Problem to solve:
Restate the data exactly as given and keep the pictures out.

>> BEGIN Source excerpt

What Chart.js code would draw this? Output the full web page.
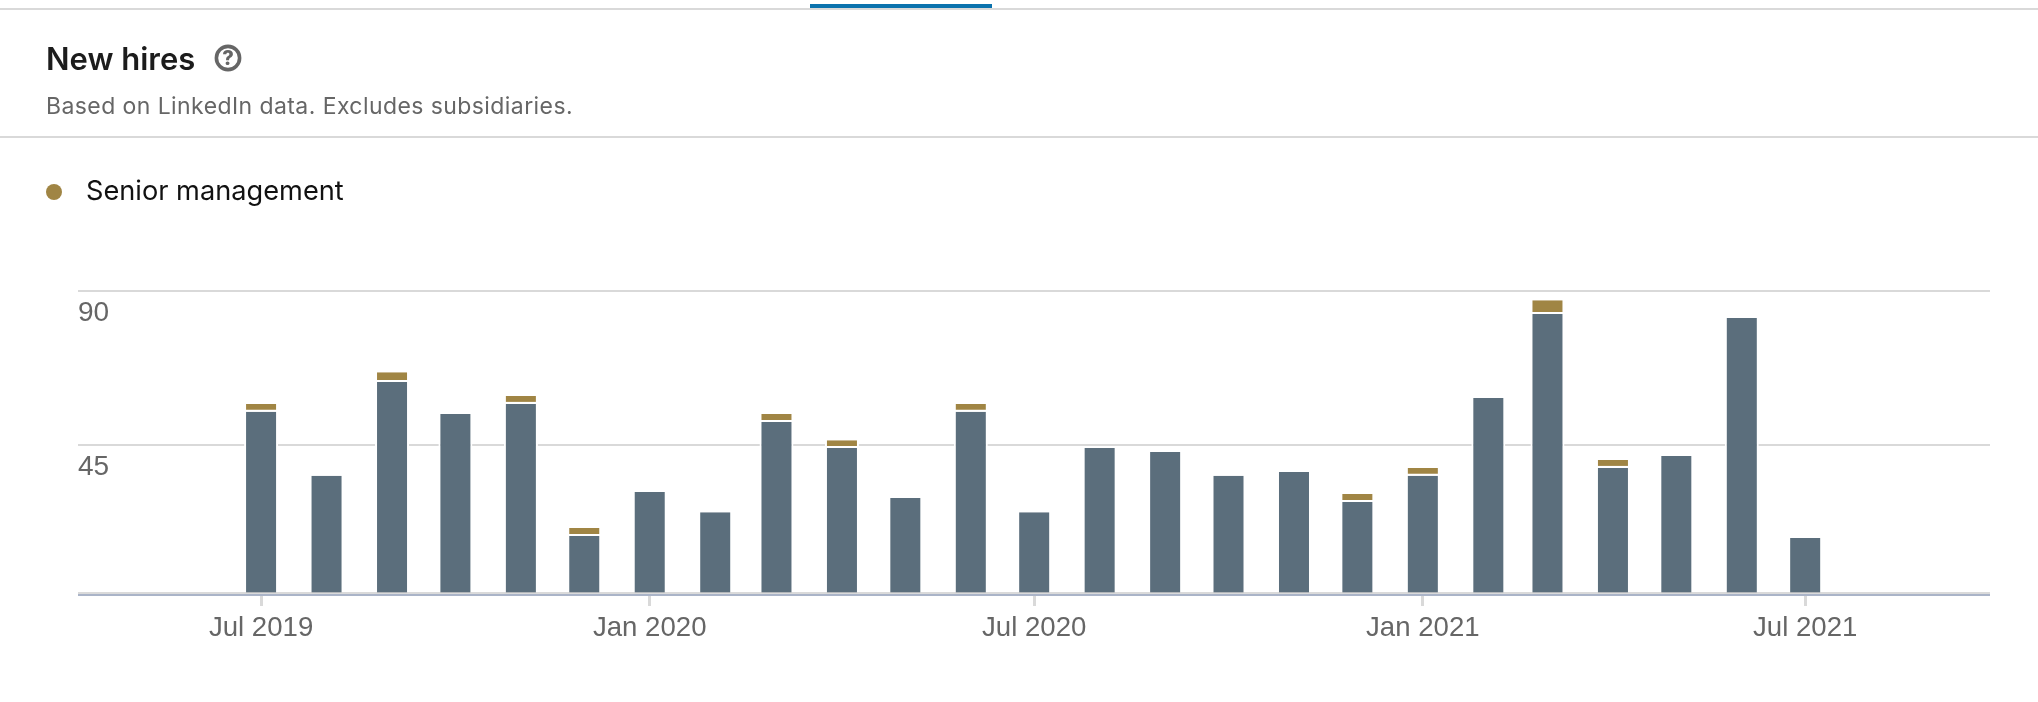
<!DOCTYPE html>
<html>
<head>
<meta charset="utf-8">
<script src="https://cdn.jsdelivr.net/npm/chart.js@4/dist/chart.umd.min.js"></script>
<style>
html,body{margin:0;padding:0;background:#fff;width:2038px;height:702px;overflow:hidden}
body{position:relative;font-family:Inter,"Noto Sans",sans-serif}
#wrap{position:absolute;left:0;top:0;width:2038px;height:702px}
.abs{position:absolute;white-space:nowrap;line-height:1}
#rule1{left:0;top:8px;width:2038px;height:2px;background:#d9d9d9}
#tab{left:810px;top:4px;width:182px;height:4px;background:#0a72ad}
#rule2{left:0;top:136px;width:2038px;height:2px;background:#d9d9d9}
#title{left:46px;top:43px;font-size:31px;font-weight:600;color:#1c1c1c}
#sub{left:46px;top:95px;font-size:23px;color:#666;letter-spacing:.42px}
#help{left:214px;top:44px}
#dot{left:46px;top:184px;width:16px;height:16px;border-radius:50%}
#leg{left:86px;top:177px;font-size:27.2px;color:#111}
</style>
</head>
<body>
<div id="wrap"><canvas id="c" width="2038" height="702"></canvas></div>
<div class="abs" id="rule1"></div>
<div class="abs" id="tab"></div>
<div class="abs" id="rule2"></div>
<div class="abs" id="title">New hires</div>
<svg class="abs" id="help" width="28" height="28" viewBox="0 0 28 28">
  <circle cx="14" cy="14" r="11.6" fill="none" stroke="#666" stroke-width="3.6"/>
  <text x="14" y="21" text-anchor="middle" font-family="Inter" font-weight="800" font-size="20" fill="#666">?</text>
</svg>
<div class="abs" id="sub">Based on LinkedIn data. Excludes subsidiaries.</div>
<div class="abs" id="dot"></div>
<div class="abs" id="leg"></div>
<script>
const months = ['2019-07','2019-08','2019-09','2019-10','2019-11','2019-12',
  '2020-01','2020-02','2020-03','2020-04','2020-05','2020-06','2020-07','2020-08','2020-09','2020-10','2020-11','2020-12',
  '2021-01','2021-02','2021-03','2021-04','2021-05','2021-06','2021-07'];
const otherHires = [55.2,35.8,64.2,54.5,57.6,17.6,30.9,24.8,52.1,44.2,29.1,55.2,24.8,44.2,43.0,35.8,37.0,27.9,35.8,59.4,84.8,38.2,41.8,83.6,17.0];
const seniorHires = [2.4,null,3.0,null,2.4,2.4,null,null,2.4,2.4,null,2.4,null,null,null,null,null,2.4,2.4,null,4.2,2.4,null,null,null];
const seriesName = 'Senior management';
const xTickMonths = ['2019-07','2020-01','2020-07','2021-01','2021-07'];
const xTickLabels = ['Jul 2019','Jan 2020','Jul 2020','Jan 2021','Jul 2021'];
const yTickValues = [0,45,91.8];
const yTickLabels = ['','45','90'];
const xStart = '2019-04-05T08:00:00Z';
const xEnd = '2021-09-26T12:00:00Z';

const colGray = '#5b6e7c', colGold = '#a08544', colGrid = '#d9d9d9', colAxis = '#aab4c8', colText = '#666666';
document.getElementById('leg').textContent = seriesName;
document.getElementById('dot').style.background = colGold;

const ms = s => Date.parse(s.length === 7 ? s + '-01T00:00:00Z' : s);
const points = arr => arr.map((v,i) => ({x: ms(months[i]), y: v}));

const baseline = {
  id: 'baseline',
  afterDatasetsDraw(chart){
    const {ctx, chartArea:{left,right}, scales:{y}} = chart;
    const p = Math.round(y.getPixelForValue(0));
    ctx.save();
    ctx.fillStyle = 'rgba(205,205,205,.75)';
    ctx.fillRect(left, p-2, right-left, 2);
    ctx.fillStyle = colAxis;
    ctx.fillRect(left, p, right-left, 2);
    ctx.restore();
  }
};

new Chart(document.getElementById('c'), {
  type: 'bar',
  data: {
    datasets: [
      {label:'Other', data: points(otherHires), backgroundColor: colGray, borderColor:'#fff',
       borderWidth:{left:2,right:2,top:0,bottom:0}, borderSkipped:false, inflateAmount:0, barThickness:34},
      {label:seriesName, data: points(seniorHires), backgroundColor: colGold, borderColor:'#fff',
       borderWidth:{left:2,right:2,top:0,bottom:2}, borderSkipped:false, inflateAmount:0, barThickness:34}
    ]
  },
  plugins:[baseline],
  options: {
    responsive:false, animation:false,
    layout:{padding:{left:78,right:48,top:291,bottom:48}},
    plugins:{legend:{display:false},title:{display:false},tooltip:{enabled:false}},
    scales:{
      x:{
        type:'linear', stacked:true, offset:false, min:ms(xStart), max:ms(xEnd),
        afterBuildTicks(s){ s.ticks = xTickMonths.map(m => ({value:ms(m)})); },
        afterFit(s){ s.height = 60; },
        border:{display:false},
        grid:{offset:false, drawOnChartArea:false, drawTicks:true, tickLength:12, tickColor:colGrid, tickWidth:3},
        ticks:{autoSkip:false, maxRotation:0, padding:6, color:colText,
          font:{family:'"Liberation Sans"',size:27.6},
          callback:(v,i)=>xTickLabels[i]}
      },
      y:{
        stacked:true, min:0, max:91.8,
        afterBuildTicks(s){ s.ticks = yTickValues.map(v => ({value:v})); },
        afterFit(s){ s.width = 0; },
        border:{display:false},
        grid:{color:c => c.index===0 ? 'rgba(0,0,0,0)' : colGrid, lineWidth:2, drawTicks:false},
        ticks:{mirror:true, padding:0, labelOffset:22, color:colText, autoSkip:false,
          font:{family:'"Liberation Sans"',size:28},
          callback:(v,i)=>yTickLabels[i]}
      }
    }
  }
});
</script>
</body>
</html>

>> END Source excerpt

Expected answer:
What Chart.js code would draw this? Output the full web page.
<!DOCTYPE html>
<html>
<head>
<meta charset="utf-8">
<script src="https://cdn.jsdelivr.net/npm/chart.js@4/dist/chart.umd.min.js"></script>
<style>
html,body{margin:0;padding:0;background:#fff;width:2038px;height:702px;overflow:hidden}
body{position:relative;font-family:Inter,"Noto Sans",sans-serif}
#wrap{position:absolute;left:0;top:0;width:2038px;height:702px}
.abs{position:absolute;white-space:nowrap;line-height:1}
#rule1{left:0;top:8px;width:2038px;height:2px;background:#d9d9d9}
#tab{left:810px;top:4px;width:182px;height:4px;background:#0a72ad}
#rule2{left:0;top:136px;width:2038px;height:2px;background:#d9d9d9}
#title{left:46px;top:43px;font-size:31px;font-weight:600;color:#1c1c1c}
#sub{left:46px;top:95px;font-size:23px;color:#666;letter-spacing:.42px}
#help{left:214px;top:44px}
#dot{left:46px;top:184px;width:16px;height:16px;border-radius:50%}
#leg{left:86px;top:177px;font-size:27.2px;color:#111}
</style>
</head>
<body>
<div id="wrap"><canvas id="c" width="2038" height="702"></canvas></div>
<div class="abs" id="rule1"></div>
<div class="abs" id="tab"></div>
<div class="abs" id="rule2"></div>
<div class="abs" id="title">New hires</div>
<svg class="abs" id="help" width="28" height="28" viewBox="0 0 28 28">
  <circle cx="14" cy="14" r="11.6" fill="none" stroke="#666" stroke-width="3.6"/>
  <text x="14" y="21" text-anchor="middle" font-family="Inter" font-weight="800" font-size="20" fill="#666">?</text>
</svg>
<div class="abs" id="sub">Based on LinkedIn data. Excludes subsidiaries.</div>
<div class="abs" id="dot"></div>
<div class="abs" id="leg"></div>
<script>
const months = ['2019-07','2019-08','2019-09','2019-10','2019-11','2019-12',
  '2020-01','2020-02','2020-03','2020-04','2020-05','2020-06','2020-07','2020-08','2020-09','2020-10','2020-11','2020-12',
  '2021-01','2021-02','2021-03','2021-04','2021-05','2021-06','2021-07'];
const otherHires = [55.2,35.8,64.2,54.5,57.6,17.6,30.9,24.8,52.1,44.2,29.1,55.2,24.8,44.2,43.0,35.8,37.0,27.9,35.8,59.4,84.8,38.2,41.8,83.6,17.0];
const seniorHires = [2.4,null,3.0,null,2.4,2.4,null,null,2.4,2.4,null,2.4,null,null,null,null,null,2.4,2.4,null,4.2,2.4,null,null,null];
const seriesName = 'Senior management';
const xTickMonths = ['2019-07','2020-01','2020-07','2021-01','2021-07'];
const xTickLabels = ['Jul 2019','Jan 2020','Jul 2020','Jan 2021','Jul 2021'];
const yTickValues = [0,45,91.8];
const yTickLabels = ['','45','90'];
const xStart = '2019-04-05T08:00:00Z';
const xEnd = '2021-09-26T12:00:00Z';

const colGray = '#5b6e7c', colGold = '#a08544', colGrid = '#d9d9d9', colAxis = '#aab4c8', colText = '#666666';
document.getElementById('leg').textContent = seriesName;
document.getElementById('dot').style.background = colGold;

const ms = s => Date.parse(s.length === 7 ? s + '-01T00:00:00Z' : s);
const points = arr => arr.map((v,i) => ({x: ms(months[i]), y: v}));

const baseline = {
  id: 'baseline',
  afterDatasetsDraw(chart){
    const {ctx, chartArea:{left,right}, scales:{y}} = chart;
    const p = Math.round(y.getPixelForValue(0));
    ctx.save();
    ctx.fillStyle = 'rgba(205,205,205,.75)';
    ctx.fillRect(left, p-2, right-left, 2);
    ctx.fillStyle = colAxis;
    ctx.fillRect(left, p, right-left, 2);
    ctx.restore();
  }
};

new Chart(document.getElementById('c'), {
  type: 'bar',
  data: {
    datasets: [
      {label:'Other', data: points(otherHires), backgroundColor: colGray, borderColor:'#fff',
       borderWidth:{left:2,right:2,top:0,bottom:0}, borderSkipped:false, inflateAmount:0, barThickness:34},
      {label:seriesName, data: points(seniorHires), backgroundColor: colGold, borderColor:'#fff',
       borderWidth:{left:2,right:2,top:0,bottom:2}, borderSkipped:false, inflateAmount:0, barThickness:34}
    ]
  },
  plugins:[baseline],
  options: {
    responsive:false, animation:false,
    layout:{padding:{left:78,right:48,top:291,bottom:48}},
    plugins:{legend:{display:false},title:{display:false},tooltip:{enabled:false}},
    scales:{
      x:{
        type:'linear', stacked:true, offset:false, min:ms(xStart), max:ms(xEnd),
        afterBuildTicks(s){ s.ticks = xTickMonths.map(m => ({value:ms(m)})); },
        afterFit(s){ s.height = 60; },
        border:{display:false},
        grid:{offset:false, drawOnChartArea:false, drawTicks:true, tickLength:12, tickColor:colGrid, tickWidth:3},
        ticks:{autoSkip:false, maxRotation:0, padding:6, color:colText,
          font:{family:'"Liberation Sans"',size:27.6},
          callback:(v,i)=>xTickLabels[i]}
      },
      y:{
        stacked:true, min:0, max:91.8,
        afterBuildTicks(s){ s.ticks = yTickValues.map(v => ({value:v})); },
        afterFit(s){ s.width = 0; },
        border:{display:false},
        grid:{color:c => c.index===0 ? 'rgba(0,0,0,0)' : colGrid, lineWidth:2, drawTicks:false},
        ticks:{mirror:true, padding:0, labelOffset:22, color:colText, autoSkip:false,
          font:{family:'"Liberation Sans"',size:28},
          callback:(v,i)=>yTickLabels[i]}
      }
    }
  }
});
</script>
</body>
</html>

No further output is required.